Enabling agile crisis management with “Operational Planning light”

Like many other markets, the steel industry is currently being hit hard by the Covid-19 pandemic. Aid packages from the German government, such as short-time work and the temporary exemption from bankruptcy filing are intended to avert a far-reaching wave of bankruptcies on the market — but these are only short-term measures.

The European steel industry, which has been under pressure for some time now, must fundamentally review its position for the future, as it is uncertain whether and when the pre-crisis level will be reached again. Even before the crisis occurred, the market was characterized by enormous overcapacities and the pandemic is further exacerbating this situation. For the best possible crisis management, it is thus of particular importance to adjust the production network to an appropriate level and to prepare it for the uncertain period afterwards.

Therefore, the following questions should be addressed:

  • How to set up the production network in the best possible way to fulfill all remaining customer demands?
  • Which plants or even production sites can be shut down?
  • What is best sequence to ramp up capacities again?
  • How to use alternative routings to set up the production network in the most cost-efficient way?
  • How rigid is the production network and how flexible can it react to future changes in customer requirements?

Our approach Operational Planning light (OP light) provides fast and reliable answers to these questions. This enables the best possible crisis management and allows being prepared (e.g. by testing new planning processes) for the time after the crisis. The capacity model forms the basis for Operational Planning (OP): Sales forecasts are translated into capacity requirements which are in turn compared against available capacities. Capacity availabilities are derived from planned production time and resource productivity.
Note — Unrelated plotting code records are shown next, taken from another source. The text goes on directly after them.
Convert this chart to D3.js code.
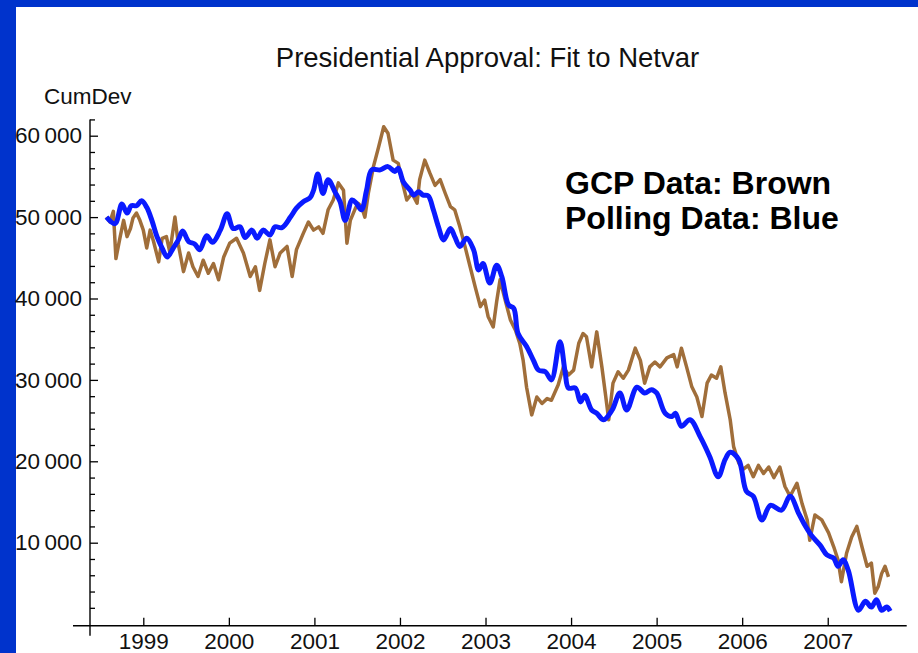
<!DOCTYPE html>
<html>
<head>
<meta charset="utf-8">
<script src="https://cdn.jsdelivr.net/npm/d3@7"></script>
<style>
  html, body { margin: 0; padding: 0; background: #fff; }
  svg { display: block; }
</style>
</head>
<body>
<script>
// ---------- DATA ----------
const titleText = "Presidential Approval: Fit to Netvar";
const yAxisLabel = "CumDev";
const legendLines = ["GCP Data: Brown", "Polling Data: Blue"];

const xTickYears = [1999, 2000, 2001, 2002, 2003, 2004, 2005, 2006, 2007];
const yMajorTicks = [10000, 20000, 30000, 40000, 50000, 60000];
const yMinorTicks = [2000, 4000, 6000, 8000, 12000, 14000, 16000, 18000, 22000, 24000, 26000, 28000,
  32000, 34000, 36000, 38000, 42000, 44000, 46000, 48000, 52000, 54000, 56000, 58000, 62000];

// Polling data (blue)
const pollYears = [1998.57,1998.67,1998.75,1998.81,1998.86,1998.92,1998.98,1999.04,1999.10,1999.16,1999.22,1999.28,
  1999.35,1999.41,1999.46,1999.53,1999.60,1999.66,1999.74,1999.81,1999.90,1999.98,2000.05,2000.13,2000.19,2000.27,
  2000.33,2000.40,2000.48,2000.54,2000.62,2000.72,2000.79,2000.87,2000.95,2000.99,2001.04,2001.10,2001.16,2001.24,
  2001.30,2001.36,2001.44,2001.49,2001.55,2001.61,2001.67,2001.77,2001.86,2001.94,2001.98,2002.04,2002.12,2002.16,
  2002.22,2002.27,2002.33,2002.39,2002.45,2002.51,2002.59,2002.64,2002.70,2002.78,2002.86,2002.92,2002.97,2003.05,
  2003.13,2003.19,2003.27,2003.33,2003.38,2003.48,2003.56,2003.62,2003.70,2003.77,2003.87,2003.93,2003.97,2004.05,
  2004.11,2004.16,2004.24,2004.30,2004.38,2004.48,2004.57,2004.65,2004.77,2004.86,2004.94,2005.00,2005.10,2005.18,
  2005.22,2005.29,2005.39,2005.51,2005.62,2005.72,2005.80,2005.86,2005.96,2006.05,2006.13,2006.23,2006.33,2006.46,
  2006.56,2006.66,2006.72,2006.81,2006.91,2006.99,2007.07,2007.12,2007.18,2007.24,2007.36,2007.44,2007.51,2007.57,
  2007.63,2007.69,2007.73];
const pollValues = [50000,49200,51600,50500,51400,51400,52000,51200,49600,47600,46200,45100,
  46200,47200,48300,47000,46700,46000,47700,46900,48400,50400,48600,48800,47500,48400,
  47400,48400,47800,48800,48700,50000,51100,51900,52400,53300,55300,52900,54600,53100,
  51900,49600,52100,51700,50900,53300,55800,55800,56200,55600,56000,54300,53300,52700,
  53100,52700,52600,50900,48800,47200,48600,47600,46400,47400,46000,43500,44300,41900,
  44100,42700,39200,38800,35700,34100,32400,31200,31000,30000,34700,31000,29000,29000,
  27300,28100,26300,25900,25100,26300,28400,26300,29100,28400,28800,28400,25900,25500,
  25900,24300,25100,23000,20600,18100,20200,21100,20200,16300,15700,12800,14600,14000,
  15700,13600,12400,10900,9700,8500,8100,7100,7900,6600,1700,2800,2100,3000,
  1700,2100,1600];

// GCP data (brown)
const gcpYears = [1998.57,1998.61,1998.65,1998.68,1998.73,1998.77,1998.81,1998.85,1998.88,1998.92,1998.96,1999.00,
  1999.04,1999.08,1999.12,1999.18,1999.22,1999.27,1999.31,1999.37,1999.41,1999.47,1999.53,1999.58,1999.64,1999.70,
  1999.76,1999.82,1999.88,1999.94,2000.01,2000.09,2000.17,2000.25,2000.31,2000.36,2000.42,2000.48,2000.54,2000.60,
  2000.68,2000.74,2000.79,2000.87,2000.93,2000.99,2001.05,2001.10,2001.16,2001.22,2001.28,2001.34,2001.38,2001.42,
  2001.48,2001.51,2001.55,2001.59,2001.63,2001.69,2001.75,2001.81,2001.86,2001.92,2001.98,2002.02,2002.08,2002.14,
  2002.20,2002.23,2002.29,2002.35,2002.41,2002.47,2002.53,2002.59,2002.64,2002.70,2002.76,2002.82,2002.88,2002.94,
  2002.99,2003.03,2003.09,2003.13,2003.17,2003.23,2003.29,2003.35,2003.40,2003.44,2003.48,2003.54,2003.60,2003.66,
  2003.72,2003.77,2003.85,2003.91,2003.97,2004.03,2004.09,2004.14,2004.18,2004.24,2004.30,2004.36,2004.40,2004.44,
  2004.49,2004.55,2004.61,2004.67,2004.75,2004.81,2004.86,2004.92,2004.98,2005.04,2005.12,2005.20,2005.24,2005.29,
  2005.35,2005.41,2005.47,2005.53,2005.59,2005.64,2005.70,2005.75,2005.80,2005.86,2005.90,2005.96,2006.01,2006.07,
  2006.13,2006.19,2006.25,2006.31,2006.37,2006.44,2006.50,2006.56,2006.64,2006.70,2006.76,2006.79,2006.85,2006.93,
  2007.01,2007.07,2007.12,2007.16,2007.22,2007.28,2007.34,2007.40,2007.46,2007.51,2007.55,2007.59,2007.63,2007.67,
  2007.71];
const gcpValues = [50000,49400,50700,44900,47600,49600,47600,48600,49900,50500,49600,48400,
  46200,48400,47000,44500,47400,47600,45700,50000,46600,43300,45600,43900,42700,44700,
  43100,44300,42300,45100,46800,47400,45600,42700,43900,41000,44300,47200,43900,45600,
  46400,42700,46000,48000,49400,48400,48800,48000,50900,52100,54200,53300,46800,49600,
  51100,51700,51300,50000,52900,56200,58600,61100,60300,57000,56600,54600,52100,52900,
  51700,54600,57000,55400,53900,54600,52900,51300,50900,48800,46400,43900,41400,39000,
  39800,37800,36500,39600,42300,39800,37400,36100,34500,32400,29100,25700,27900,27100,
  27700,27500,29400,31600,30600,31200,34500,35700,35300,31600,35900,31600,28400,25100,
  29600,31000,30200,31200,33900,32400,29600,31600,32200,31600,32700,33100,31600,33900,
  31600,29200,27900,25500,29600,30600,30200,31600,28400,25100,21800,19800,19000,19500,
  18100,19500,18500,19300,18000,19300,16900,15700,17300,14800,12800,10300,13400,12800,
  11200,9500,7900,5200,8700,10700,12000,9500,7100,7500,3800,4600,6200,7100,
  5800];

// ---------- LAYOUT ----------
const W = 918, H = 653;
const svg = d3.select("body").append("svg").attr("width", W).attr("height", H);
svg.append("rect").attr("width", W).attr("height", H).attr("fill", "#fff");
// slide frame
svg.append("rect").attr("x", 0).attr("y", 0).attr("width", 16).attr("height", H).attr("fill", "#0033CC");
svg.append("rect").attr("x", 0).attr("y", 0).attr("width", W).attr("height", 7).attr("fill", "#0033CC");

const font = "'Liberation Sans', Arial, Helvetica, sans-serif";
const x = d3.scaleLinear().domain([1998.377, 2007.923]).range([90, 906.7]);
const y = d3.scaleLinear().domain([0, 60000]).range([624.1, 135.7]);
const axisY = y(-200);   // x axis crosses here
const axisX = x(1998.377);

// Title
svg.append("text").attr("x", 487.5).attr("y", 67).attr("text-anchor", "middle")
  .attr("font-family", font).attr("font-size", 27.5).attr("fill", "#111").text(titleText);
// y label
svg.append("text").attr("x", 44).attr("y", 104).attr("font-family", font)
  .attr("font-size", 22.5).attr("fill", "#111").text(yAxisLabel);

// Axes
const fmt = d => d3.format(",")(d).replace(",", "\u2009");
const gy = svg.append("g").attr("transform", `translate(${axisX},0)`)
  .call(d3.axisLeft(y).tickValues(yMajorTicks).tickSizeInner(-8).tickSizeOuter(0).tickPadding(8).tickFormat(fmt));
const gym = svg.append("g").attr("transform", `translate(${axisX},0)`)
  .call(d3.axisLeft(y).tickValues(yMinorTicks).tickSizeInner(-5).tickSizeOuter(0).tickFormat(""));
const gx = svg.append("g").attr("transform", `translate(0,${axisY})`)
  .call(d3.axisBottom(x).tickValues(xTickYears).tickSizeInner(-8).tickSizeOuter(0).tickPadding(7).tickFormat(d3.format("d")));
[gy, gym, gx].forEach(g => {
  g.select(".domain").remove();
  g.selectAll("line").attr("stroke", "#000").attr("stroke-width", 1.3);
  g.selectAll("text").attr("font-family", font).attr("font-size", 22.5).attr("fill", "#111");
});
svg.append("line").attr("x1", axisX).attr("x2", axisX).attr("y1", y(62000)).attr("y2", axisY + 10)
  .attr("stroke", "#000").attr("stroke-width", 1.4);
svg.append("line").attr("x1", axisX - 17).attr("x2", x(2007.923)).attr("y1", axisY).attr("y2", axisY)
  .attr("stroke", "#000").attr("stroke-width", 1.4);

// Lines
const gcp = gcpYears.map((t, i) => [t, gcpValues[i]]);
const poll = pollYears.map((t, i) => [t, pollValues[i]]);
svg.append("path").datum(gcp)
  .attr("d", d3.line().x(d => x(d[0])).y(d => y(d[1])))
  .attr("fill", "none").attr("stroke", "#A06E3A").attr("stroke-width", 3.5).attr("stroke-linejoin", "round");
svg.append("path").datum(poll)
  .attr("d", d3.line().x(d => x(d[0])).y(d => y(d[1])).curve(d3.curveCatmullRom))
  .attr("fill", "none").attr("stroke", "#0A1AFF").attr("stroke-width", 5).attr("stroke-linejoin", "round");

// Legend text
legendLines.forEach((s, i) => {
  svg.append("text").attr("x", 565).attr("y", 194 + i * 35).attr("font-family", font)
    .attr("font-weight", "bold").attr("font-size", 32).attr("fill", "#000").text(s);
});
</script>
</body>
</html>
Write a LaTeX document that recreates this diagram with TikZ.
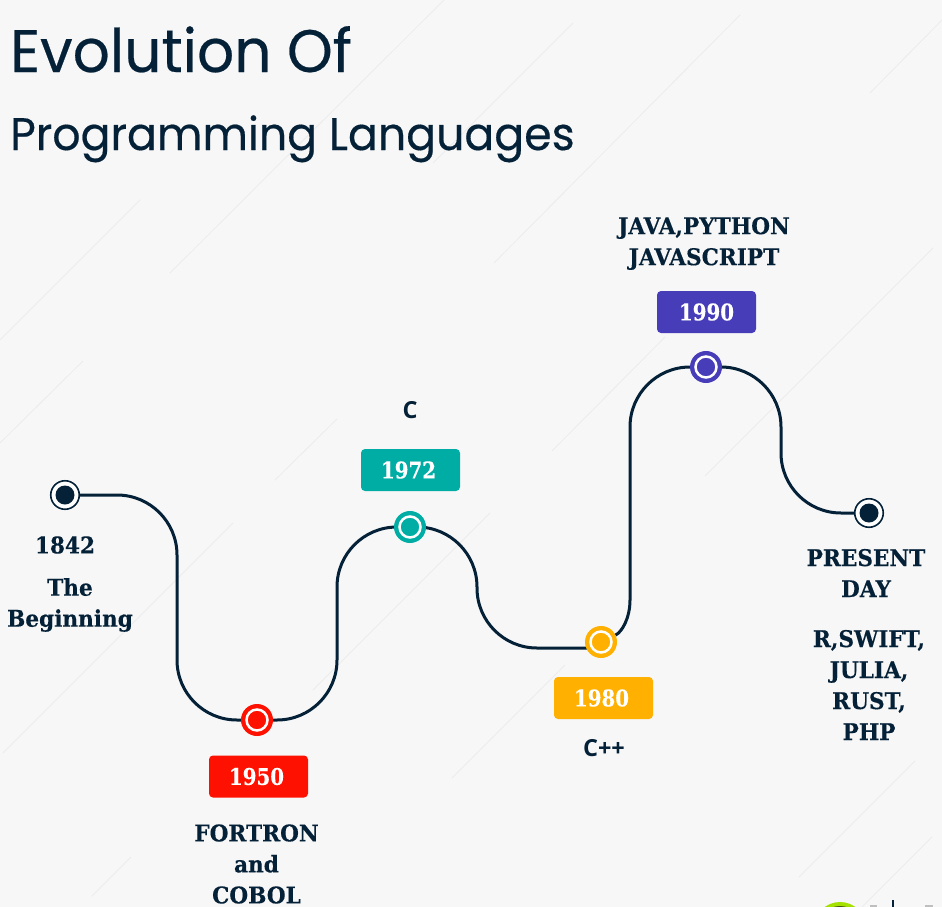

The level of detail (number of products and resources) used in OP light is reduced to a granularity which is detailed enough to make reliable statements about the setting of the production network, but simple enough to keep it manageable within a short period of time. This is exactly the difference to OP in the classical sense: Our claim is not to establish a fully integrated solution with automated processes and integrated systems, but to achieve fast results with the help of a stand-alone solution. To this end, we from Bronk & Company have brought our experience in building capacity models from many projects into the OP light tool.

The model can easily be customized to the needs and circumstances of our customers within a small project. Using standard analyses and predefined KPIs, the current planning quality can be evaluated in short time and informed decisions can be made.

The standard process for working with OP light is not different from the classic OP process (see image).

As OP light tool is a flexible stand-alone solution, additional requirements can be easily integrated to answer further questions. For example, the sales forecast can be subdivided into additional product groups or additional plants which are relevant for scenario analysis can be integrated into the capacity model. These additional requirements do not have to be defined in advance but rather can be developed during the process implementation. Once validated, the respective requirements can be transferred to an integrated OP solution if required.


Many companies are currently facing the challenge of adjusting their network to a lower production level in the best possible way. Our approach OP light offers the possibility to make fast and reliable decisions. Thus, it enables an agile and profound crisis management. In addition, today’s efforts do not have to be purely crisis-oriented but can also serve as a basis for an integrated solution in the future.